The Pakistan Stock Exchange (PSX) is witnessing strong selling pressure on Thursday as the Shariah-compliant KMI-30 index is closing sharply lower, erasing a significant portion of recent gains. Investors are adopting a cautious stance, particularly in energy and fertilizer stocks, leading to a broad-based decline across key sectors.
The KMI-30 index is settling at 255,372.52 points, recording a steep decline of 4,292.29 points, or 1.65 percent, compared to the previous session. The market is opening at 258,267.18 points, but early optimism is quickly fading as selling intensifies.

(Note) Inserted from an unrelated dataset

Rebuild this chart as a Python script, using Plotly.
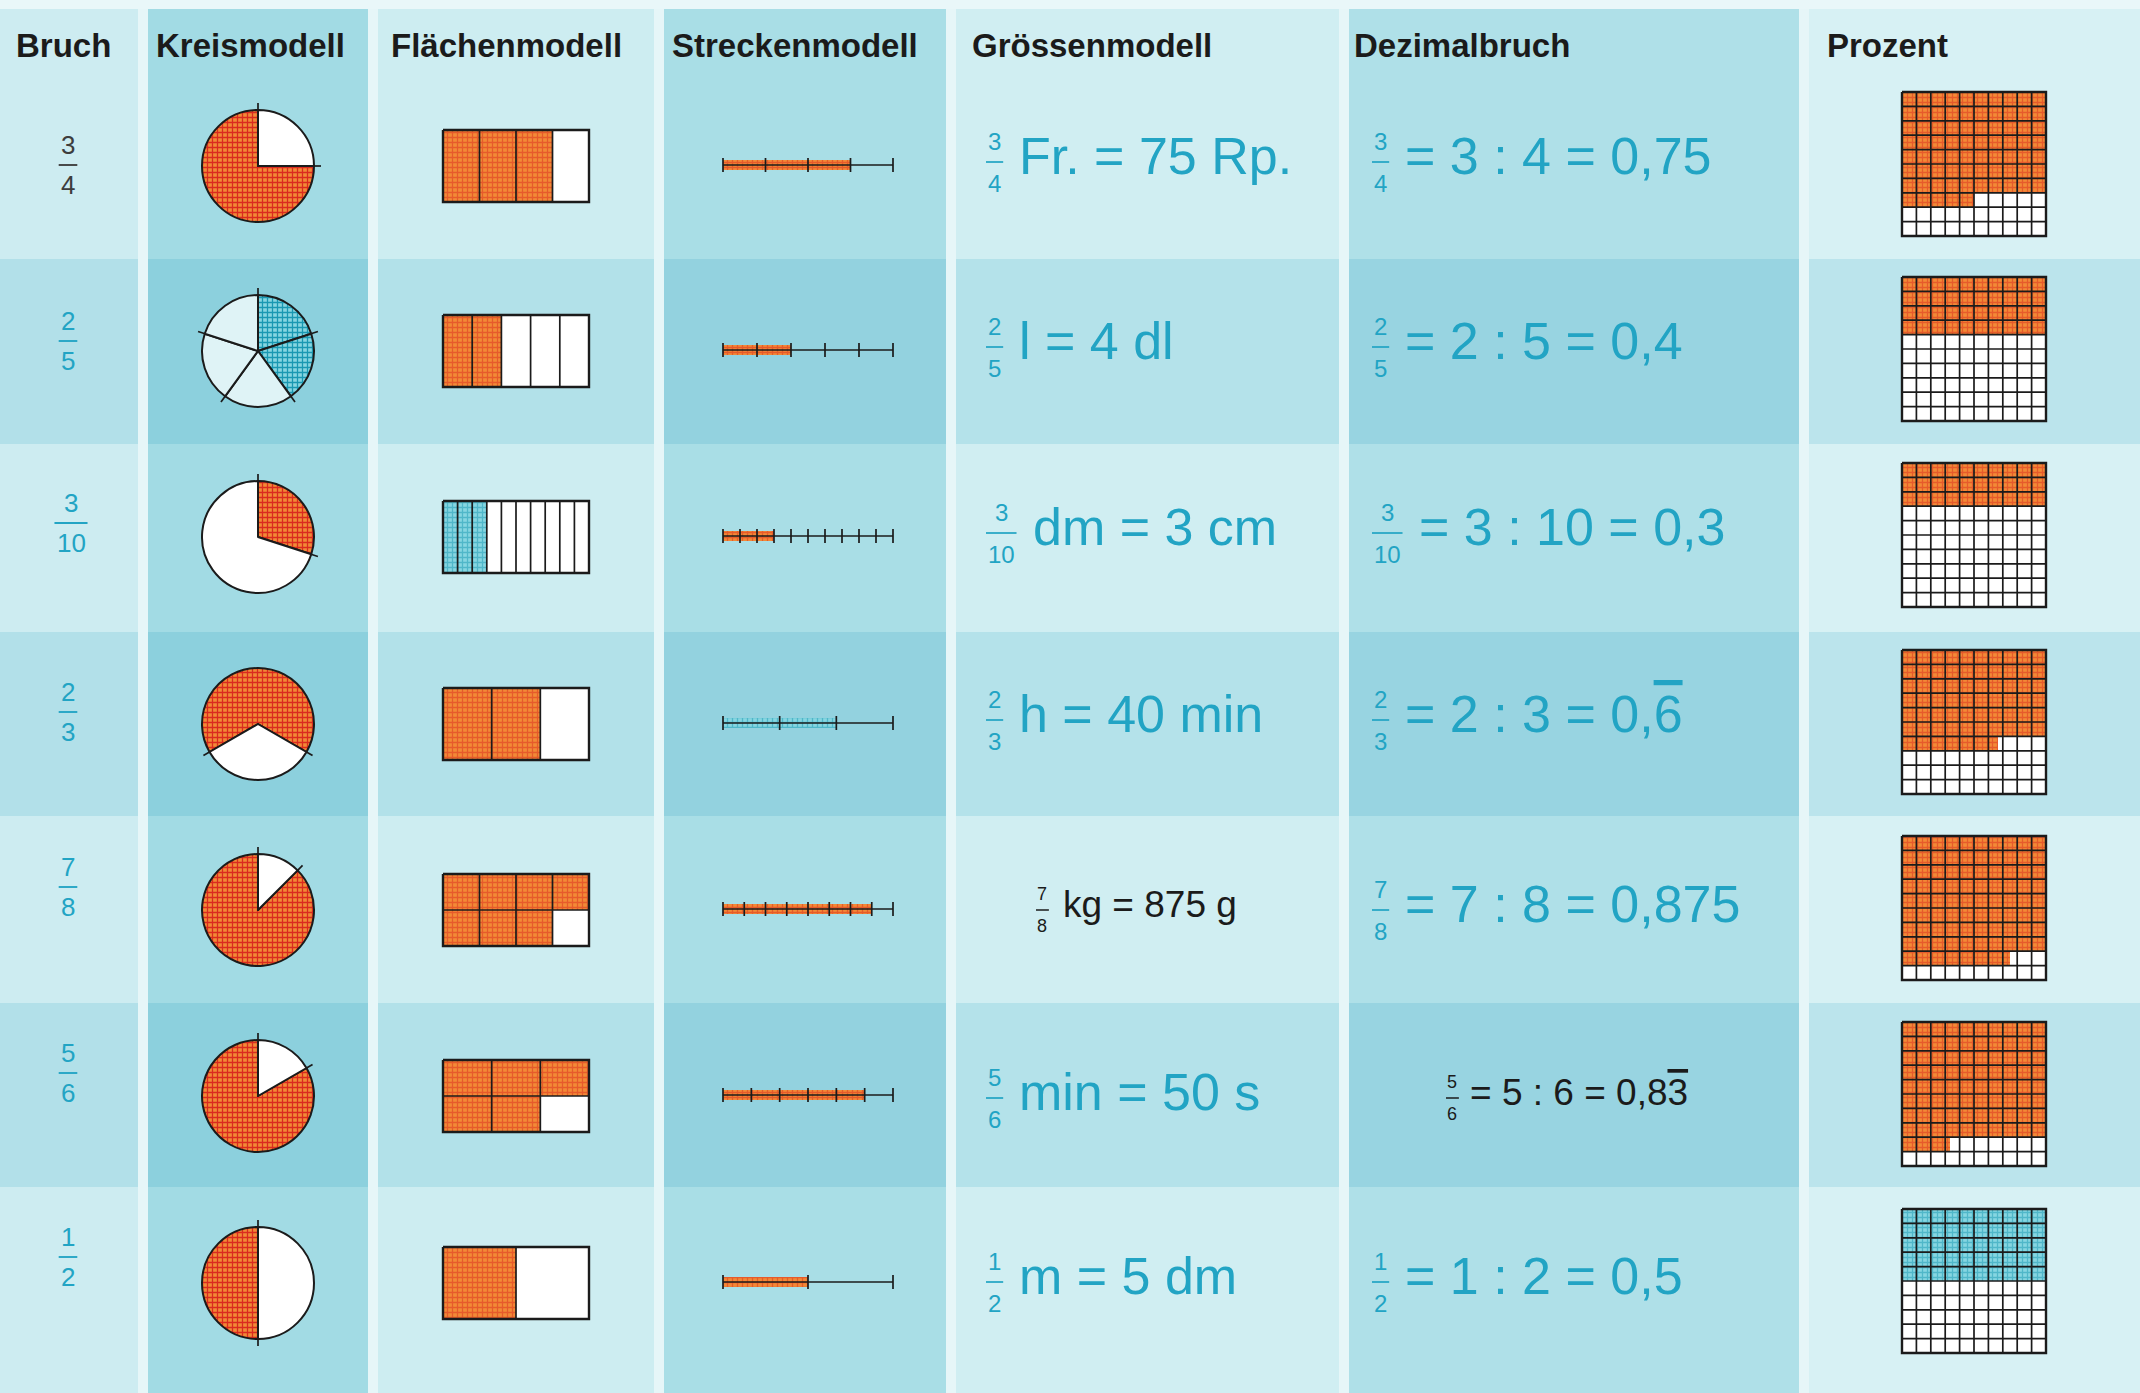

Although the benchmark briefly touches an intraday high of 258,614.37 points, downward pressure dominates the remainder of the session. The index slides to a low of 252,231.63 points before recovering slightly near the close.
Trading activity remains relatively active, with 163.47 million shares exchanged among index constituents. Despite decent volumes, the tone of the market reflects risk aversion, as investors appear to be booking profits following recent rallies.
Energy heavyweights are exerting the strongest downward pull. Pakistan Petroleum Limited (PPL) is emerging as the biggest drag, shaving more than 736 points off the index. Engro Fertilizers (EFERT) follows closely with a negative contribution of 706 points, while Systems Limited (SYS), Hub Power Company (HUBC), and OGDC are also significantly weighing on the benchmark.
On the positive side, only a handful of stocks manage to post gains. Fauji Fertilizer Company (FFC) provides some relief by contributing 142 points, while Sazgar Engineering (SAZEW) and Ghani Automobile (GAL) add marginal support. However, their upward movement is insufficient to counterbalance the broader decline.
Despite today’s setback, the KMI-30 still maintains a solid 38.12 percent fiscal year-to-date (FYTD) gain, highlighting the strong recovery seen in recent months. The calendar year-to-date (CYTD) return of 2.75 percent indicates that while volatility persists, the market remains in positive territory for 2026.
Market participants suggest that the correction reflects healthy consolidation after recent highs. Analysts believe that if macroeconomic indicators remain stable and corporate earnings continue to show resilience, buying interest could return in upcoming sessions.
For now, however, the session is ending on a cautious note, with investors closely monitoring developments and reassessing their positions amid heightened volatility.